DICER1 gene and miRNA dysregulation in mesenchymal stem cells of patients with myelodysplastic syndrome and acute myeloblastic leukemia


Ozdogan H., GÜR DEDEOĞLU B., Islakoglu Y. O. , Aydos A., Kose S., ATALAY A., ...More

LEUKEMIA RESEARCH, vol.63, pp.62-71, 2017 (Journal Indexed in SCI) identifier identifier identifier

  • Publication Type: Article / Article
  • Volume: 63
  • Publication Date: 2017
  • Doi Number: 10.1016/j.leukres.2017.10.006
  • Title of Journal : LEUKEMIA RESEARCH
  • Page Numbers: pp.62-71

Abstract

Multipotent mesenchymal stem cells (MSC) are key components of the bone marrow (BM) microenvironment. The contribution of this microenvironment to the pathophysiology of myelodysplastic syndrome (MDS) and acute myeloid leukemia (AML) is not well defined. A recent study in mice demonstrated that DICER1 gene deletion in osteoprogenitor cells from the BM microenvironment suppressed osteogenic differentiation and induced MDS and AML-like haematological findings. The present study evaluated the expression profiles of microRNAs (miRNAs) and DICER1 gene in BM-derived MSC of patients with AML (n= 12), MDS (n = 10) and healthy controls (HC) (n= 8). miRNA expression profiles were analyzed by microarray and confirmations were performed using quantitative real-time PCR (qRT-PCR).
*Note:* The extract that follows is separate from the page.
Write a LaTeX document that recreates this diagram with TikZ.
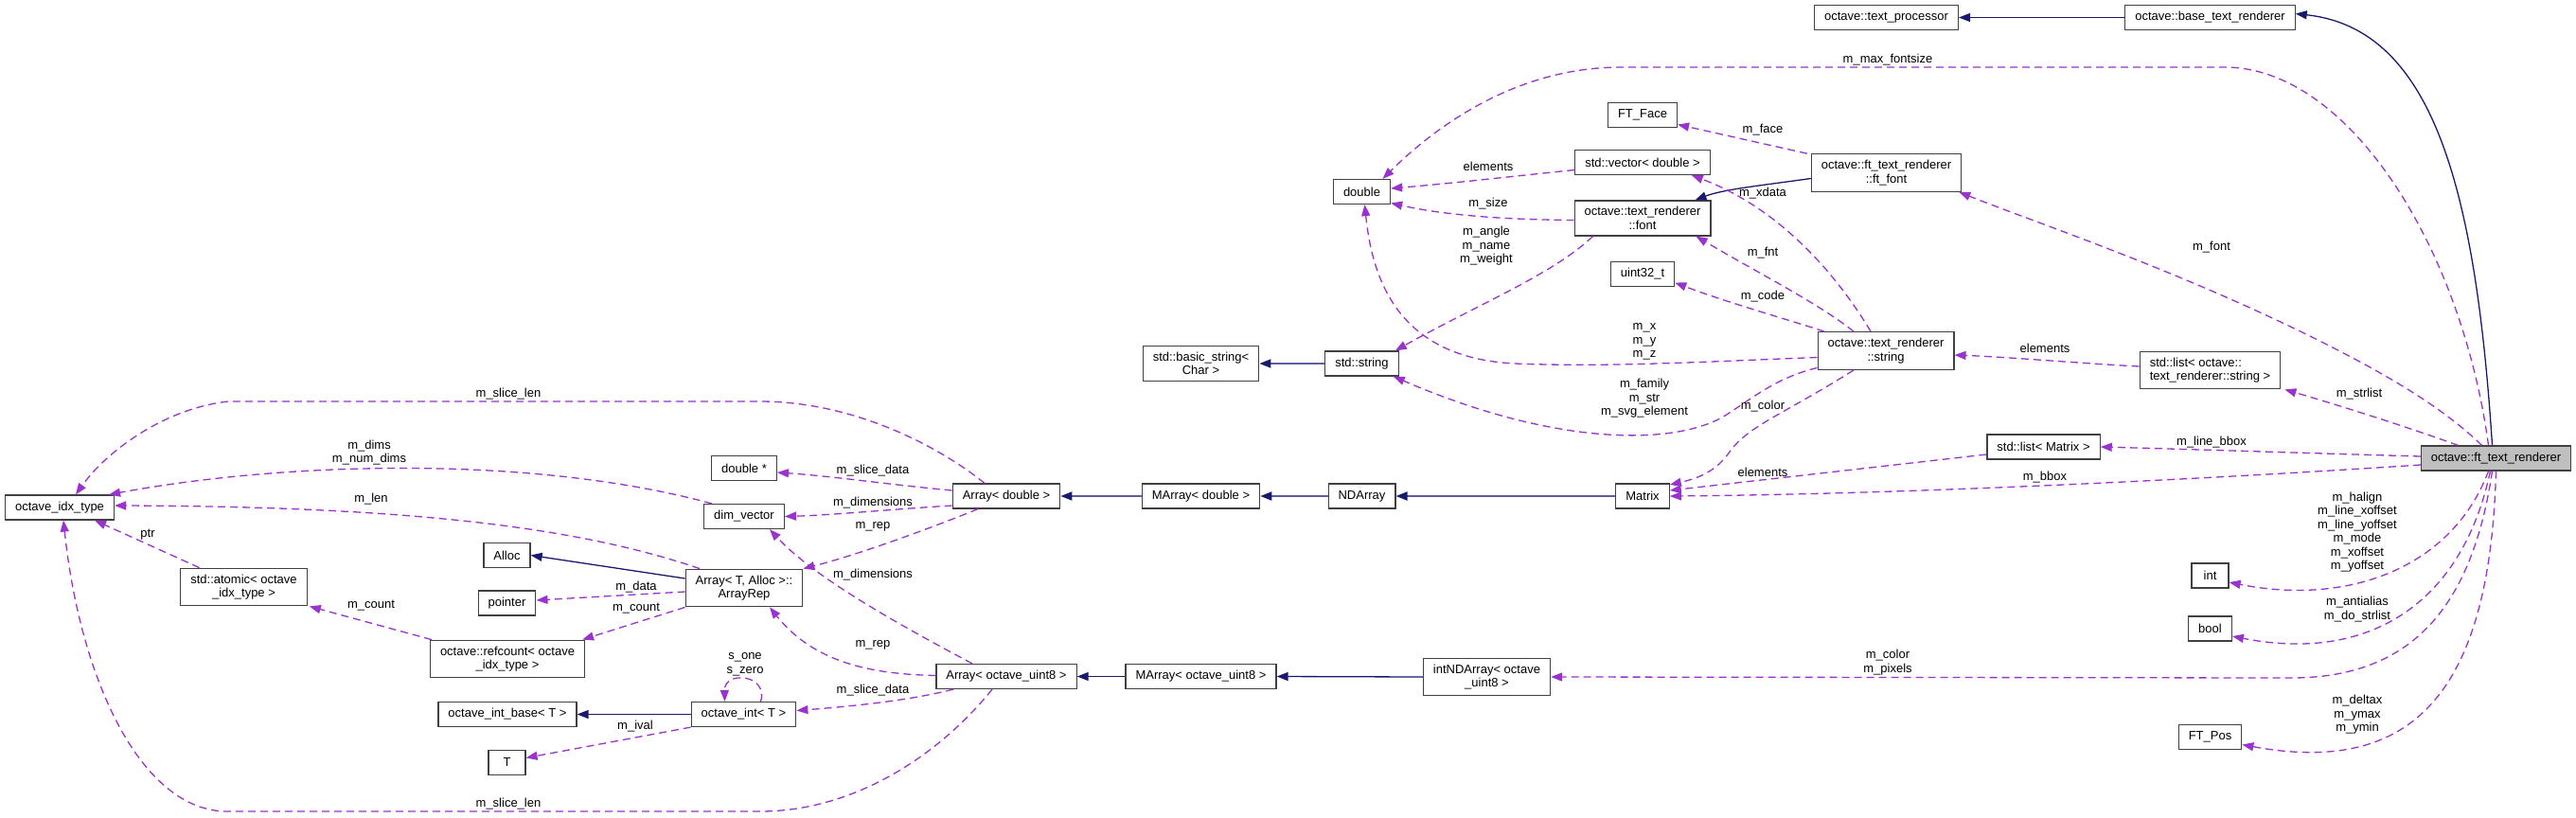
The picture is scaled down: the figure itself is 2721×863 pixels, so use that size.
\documentclass[tikz,border=0pt]{standalone}
\usepackage{fontspec}
\setmainfont{Liberation Sans}
\usetikzlibrary{arrows.meta}

\definecolor{edgepurple}{RGB}{154,50,205}
\definecolor{edgenavy}{RGB}{25,25,112}
\definecolor{boxgray}{RGB}{64,64,64}
\definecolor{mainfill}{RGB}{191,191,191}

\tikzset{
  cls/.style={rectangle,draw=boxgray,line width=1.2pt,fill=white,inner xsep=10.5pt,inner ysep=6.5pt,
    minimum height=26pt,minimum width=39pt,align=center,font=\fontsize{13}{14.5}\selectfont},
  lbl/.style={rectangle,inner sep=0pt,align=center,font=\fontsize{13}{14.5}\selectfont},
  uses/.style={draw=edgepurple,line width=1.3pt,dash pattern=on 8pt off 5pt,
    -{Triangle[length=12pt,width=9pt,color=edgepurple]}},
  inherit/.style={draw=edgenavy,line width=1.3pt,-{Triangle[length=12pt,width=9pt,color=edgenavy]}},
  inhsoft/.style={inherit,draw=edgenavy!70!white,line width=1.8pt}
}

\begin{document}
\begin{tikzpicture}[x=1pt,y=-1pt]
	\useasboundingbox (0,0) rectangle (2721,863);

	%classes
	\node[cls] (tproc) at (1992.5,18.5) {octave::text\_processor};
	\node[cls] (basetr) at (2334.5,18.5) {octave::base\_text\_renderer};
	\node[cls] (ftface) at (1735,121.5) {FT\_Face};
	\node[cls] (dvec) at (1735,171.5) {std::vector< double >};
	\node[cls] (dbl) at (1438.5,202.5) {double};
	\node[cls] (ftfont) at (1992.5,182.5) {octave::ft\_text\_renderer\\::ft\_font};
	\node[cls] (trfont) at (1735,230.5) {octave::text\_renderer\\::font};
	\node[cls] (u32) at (1735,289.5) {uint32\_t};
	\node[cls] (trstr) at (1992,370.5) {octave::text\_renderer\\::string};
	\node[cls] (sstr) at (1438.5,384) {std::string};
	\node[cls] (bstr) at (1268.5,384) {std::basic\_string<\\Char >};
	\node[cls,align=left] (lstr) at (2334.5,391) {std::list< octave::\\text\_renderer::string >};
	\node[cls] (lmat) at (2158.5,472) {std::list< Matrix >};
	\node[cls,fill=mainfill] (ftr) at (2636.5,484) {octave::ft\_text\_renderer};
	\node[cls] (mat) at (1735,524) {Matrix};
	\node[cls] (nda) at (1438.5,524) {NDArray};
	\node[cls] (mad) at (1268.5,524) {MArray< double >};
	\node[cls] (ad) at (1063,524) {Array< double >};
	\node[cls] (dptr) at (786,494.5) {double *};
	\node[cls] (dimv) at (786,545.5) {dim\_vector};
	\node[cls] (arep) at (786,621) {Array< T, Alloc >::\\ArrayRep};
	\node[cls] (au8) at (1063,714.5) {Array< octave\_uint8 >};
	\node[cls] (mau8) at (1268.5,714.5) {MArray< octave\_uint8 >};
	\node[cls] (intnd) at (1570.5,715) {intNDArray< octave\\\_uint8 >};
	\node[cls] (oint) at (785.5,754.5) {octave\_int< T >};
	\node[cls] (intt) at (2334.5,608) {int};
	\node[cls] (boolt) at (2334.5,664) {bool};
	\node[cls] (ftpos) at (2334.5,778.5) {FT\_Pos};
	\node[cls] (idx) at (63,536) {octave\_idx\_type};
	\node[cls] (atom) at (257.5,620) {std::atomic< octave\\\_idx\_type >};
	\node[cls] (alloc) at (535.5,586.5) {Alloc};
	\node[cls] (ptr) at (535.5,637) {pointer};
	\node[cls] (refc) at (536,696) {octave::refcount< octave\\\_idx\_type >};
	\node[cls] (oibase) at (536,754.5) {octave\_int\_base< T >};
	\node[cls] (tt) at (535.5,805.5) {T};

	%inheritance
	\draw[inherit] (basetr.west) -- (tproc.east);
	\draw[inherit] ([xshift=-4pt]ftr.north) .. controls (2615,200) and (2570,30) .. ([yshift=4pt]basetr.east);
	\draw[inherit] ([yshift=-6pt]ftfont.west) .. controls (1860,196) and (1820,200) .. ([xshift=-17pt]trfont.north east);
	\draw[inhsoft] (sstr.west) -- (bstr.east);
	\draw[inhsoft] (mad.west) -- (ad.east);
	\draw[inhsoft] (nda.west) -- (mad.east);
	\draw[inhsoft] (mat.west) -- (nda.east);
	\draw[inherit] (mau8.west) -- (au8.east);
	\draw[inherit] (intnd.west) -- (mau8.east);
	\draw[inherit] ([yshift=10pt]arep.west) -- (alloc.east);
	\draw[inherit] (oint.west) -- (oibase.east);

	%members
	\draw[uses] ([xshift=-8pt]ftr.north) .. controls (2600,260) and (2480,71) .. (2350,71) -- (1712,71) .. controls (1600,71) and (1515,135) .. ([xshift=22pt]dbl.north);
	\draw[uses] ([yshift=-8pt]dvec.west) .. controls (1600,186) and (1530,194) .. ([yshift=3.5pt]dbl.east);
	\draw[uses] ([yshift=-2pt]trfont.west) .. controls (1580,232) and (1520,226) .. ([yshift=-12pt]dbl.east);
	\draw[uses] ([yshift=-7pt]trstr.west) .. controls (1800,382) and (1700,388) .. (1600,384) .. controls (1480,378) and (1450,300) .. ([xshift=3pt]dbl.south);
	\draw[uses] ([xshift=20pt]trfont.south west) .. controls (1640,290) and (1560,322) .. ([xshift=-4pt]sstr.north east);
	\draw[uses] ([yshift=-18pt]trstr.west) .. controls (1870,400) and (1840,430) .. (1815,443) .. controls (1760,470) and (1640,470) .. ([xshift=-6pt]sstr.south east);
	\draw[uses] ([xshift=-4pt]ftfont.north west) -- ([yshift=-10pt]ftface.east);
	\draw[uses] ([xshift=-16pt]trstr.north) .. controls (1940,290) and (1880,220) .. ([xshift=-20pt]dvec.south east);
	\draw[uses] ([xshift=-34pt]trstr.north) .. controls (1920,320) and (1860,290) .. ([xshift=-16pt]trfont.south east);
	\draw[uses] ([xshift=-65pt]trstr.north) .. controls (1880,335) and (1820,318) .. ([yshift=-9pt]u32.east);
	\draw[uses] ([xshift=-34pt]trstr.south) .. controls (1880,440) and (1845,450) .. (1825,480) .. controls (1810,500) and (1790,506) .. ([yshift=12pt]mat.east);
	\draw[uses] ([xshift=-15pt]ftr.north) .. controls (2580,430) and (2520,395) .. (2450,360) .. controls (2300,285) and (2150,235) .. ([xshift=-3pt]ftfont.south east);
	\draw[uses] ([yshift=4pt]lstr.west) .. controls (2200,384) and (2120,377) .. ([yshift=-4.5pt]trstr.east);
	\draw[uses] ([xshift=-40pt]ftr.north) .. controls (2540,450) and (2470,428) .. ([xshift=4pt]lstr.south east);
	\draw[uses] ([yshift=-8pt]lmat.west) -- ([yshift=6pt]mat.east);
	\draw[uses] ([yshift=2pt]ftr.west) .. controls (2450,479) and (2330,475) .. (lmat.east);
	\draw[uses] ([yshift=-7pt]ftr.west) .. controls (2300,508) and (2000,522) .. (mat.east);
	\draw[uses] ([xshift=-8pt]ftr.south) .. controls (2590,600) and (2480,640) .. ([yshift=-7pt]intt.east);
	\draw[uses] ([xshift=-6pt]ftr.south) .. controls (2600,640) and (2500,700) .. ([yshift=-8pt]boolt.east);
	\draw[uses] ([xshift=-4pt]ftr.south) .. controls (2610,650) and (2540,716) .. (2420,716) -- (intnd.east);
	\draw[uses] (ftr.south) .. controls (2630,730) and (2550,820) .. ([yshift=-8pt]ftpos.east);
	\draw[uses] ([xshift=-23pt]ad.north) .. controls (990,470) and (900,424) .. (803,424) -- (241,424) .. controls (170,432) and (110,480) .. ([xshift=17pt]idx.north);
	\draw[uses] ([xshift=-34pt]dimv.north) .. controls (560,480) and (300,488) .. ([xshift=-6pt]idx.north east);
	\draw[uses] ([xshift=-47pt]arep.north) .. controls (620,560) and (450,535) .. ([yshift=2pt]idx.east);
	\draw[uses] ([xshift=-47pt]atom.north) -- ([xshift=-21pt]idx.south east);
	\draw[uses] ([xshift=-15pt]au8.south) .. controls (990,800) and (900,857) .. (803,857) -- (240,857) .. controls (150,857) and (85,720) .. ([xshift=4pt]idx.south);
	\draw[uses] ([xshift=2pt]refc.north west) -- ([xshift=2pt]atom.south east);
	\draw[uses] (arep.south west) -- ([xshift=-3pt]refc.north east);
	\draw[uses] ([yshift=-4pt]arep.west) -- ([yshift=3pt]ptr.east);
	\draw[uses] (oint.south west) -- ([yshift=5pt]tt.east);
	\draw[uses] ([xshift=18pt]oint.north) .. controls (812,712) and (765,708) .. ([xshift=-20pt]oint.north);
	\draw[uses] ([xshift=-56pt]au8.south) .. controls (960,740) and (900,746) .. ([yshift=4pt]oint.east);
	\draw[uses] ([yshift=1pt]au8.west) .. controls (920,712) and (860,700) .. ([xshift=27pt]arep.south);
	\draw[uses] ([xshift=-36pt]au8.north) .. controls (950,660) and (860,610) .. ([xshift=27pt]dimv.south);
	\draw[uses] ([xshift=-30pt]ad.south) .. controls (990,555) and (910,585) .. (arep.north east);
	\draw[uses] ([yshift=-10pt]ad.west) .. controls (940,538) and (880,544) .. (dimv.east);
	\draw[uses] ([yshift=6pt]ad.west) .. controls (940,512) and (880,503) .. ([yshift=-4.5pt]dptr.east);

	%labels
	\node[lbl] (lmaxfs) at (1994,63) {m\_max\_fontsize};
	\node[lbl] (lelemd) at (1572,176) {elements};
	\node[lbl] (lsize) at (1572,215) {m\_size};
	\node[lbl] (langle) at (1570,260) {m\_angle\\m\_name\\m\_weight};
	\node[lbl] (lface) at (1862,137) {m\_face};
	\node[lbl] (lxdata) at (1862,204) {m\_xdata};
	\node[lbl] (lfnt) at (1862,267) {m\_fnt};
	\node[lbl] (lcode) at (1862,313) {m\_code};
	\node[lbl] (lxyz) at (1737,361) {m\_x\\m\_y\\m\_z};
	\node[lbl] (lfamily) at (1737,421) {m\_family\\m\_str\\m\_svg\_element};
	\node[lbl] (lcolor) at (1862,429) {m\_color};
	\node[lbl] (lelems) at (2160,368) {elements};
	\node[lbl] (lfont) at (2336,261) {m\_font};
	\node[lbl] (lstrlist) at (2492,416) {m\_strlist};
	\node[lbl] (llinebb) at (2336,467) {m\_line\_bbox};
	\node[lbl] (lelemm) at (1862,499) {elements};
	\node[lbl] (lbbox) at (2160,504) {m\_bbox};
	\node[lbl] (lint) at (2490,562) {m\_halign\\m\_line\_xoffset\\m\_line\_yoffset\\m\_mode\\m\_xoffset\\m\_yoffset};
	\node[lbl] (lbool) at (2490,643.5) {m\_antialias\\m\_do\_strlist};
	\node[lbl] (lpixels) at (1994,699.5) {m\_color\\m\_pixels};
	\node[lbl] (lftpos) at (2490,755) {m\_deltax\\m\_ymax\\m\_ymin};
	\node[lbl] (lslicet) at (537,416) {m\_slice\_len};
	\node[lbl] (ldims) at (390,478) {m\_dims\\m\_num\_dims};
	\node[lbl] (llen) at (392,527) {m\_len};
	\node[lbl] (lptr) at (156,565) {ptr};
	\node[lbl] (lcounta) at (392,640) {m\_count};
	\node[lbl] (ldata) at (672,620) {m\_data};
	\node[lbl] (lcountr) at (672,643) {m\_count};
	\node[lbl] (lival) at (671,767) {m\_ival};
	\node[lbl] (lsliceb) at (537,849) {m\_slice\_len};
	\node[lbl] (lsliced) at (922,497) {m\_slice\_data};
	\node[lbl] (ldimd) at (922,531) {m\_dimensions};
	\node[lbl] (lrepd) at (922,556) {m\_rep};
	\node[lbl] (ldimu) at (922,607) {m\_dimensions};
	\node[lbl] (lrepu) at (922,681) {m\_rep};
	\node[lbl] (lsone) at (787,702) {s\_one\\s\_zero};
	\node[lbl] (lsliceu) at (922,729) {m\_slice\_data};
\end{tikzpicture}
\end{document}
Patient MSC displayed impaired proliferative and differentiation potential compared to HC. DICER1 gene expression was lower in MSC from MDS and AML patients than HC and some differentially expressed miRNAs indicated the potential involvement of DICER1 in the pathogenesis of MDS and AML. qRT-PCR confirmation revealed down-regulated miRNAs (hsa-miR-30d-5p, hsamiR- 222-3p and hsa-miR-30a-3p in MDS; hsa-miR-1275, hsa-miR-4725-5p and hsa-miR-143-3p in AML) and over-expressed miRNAs (hsa-miR-4462 in MDS; hsa-miR-134-5p and hsa-miR-874-3p in AML) in MDS and AML. Thus, our findings validate the results of the aforementioned animal study and demonstrate downregulation of DICER1 gene and abnormal miRNA profile in MDS and AML, which may have implications for understanding MDS and AML pathogenesis and contribute to developing targeted treatment strategies.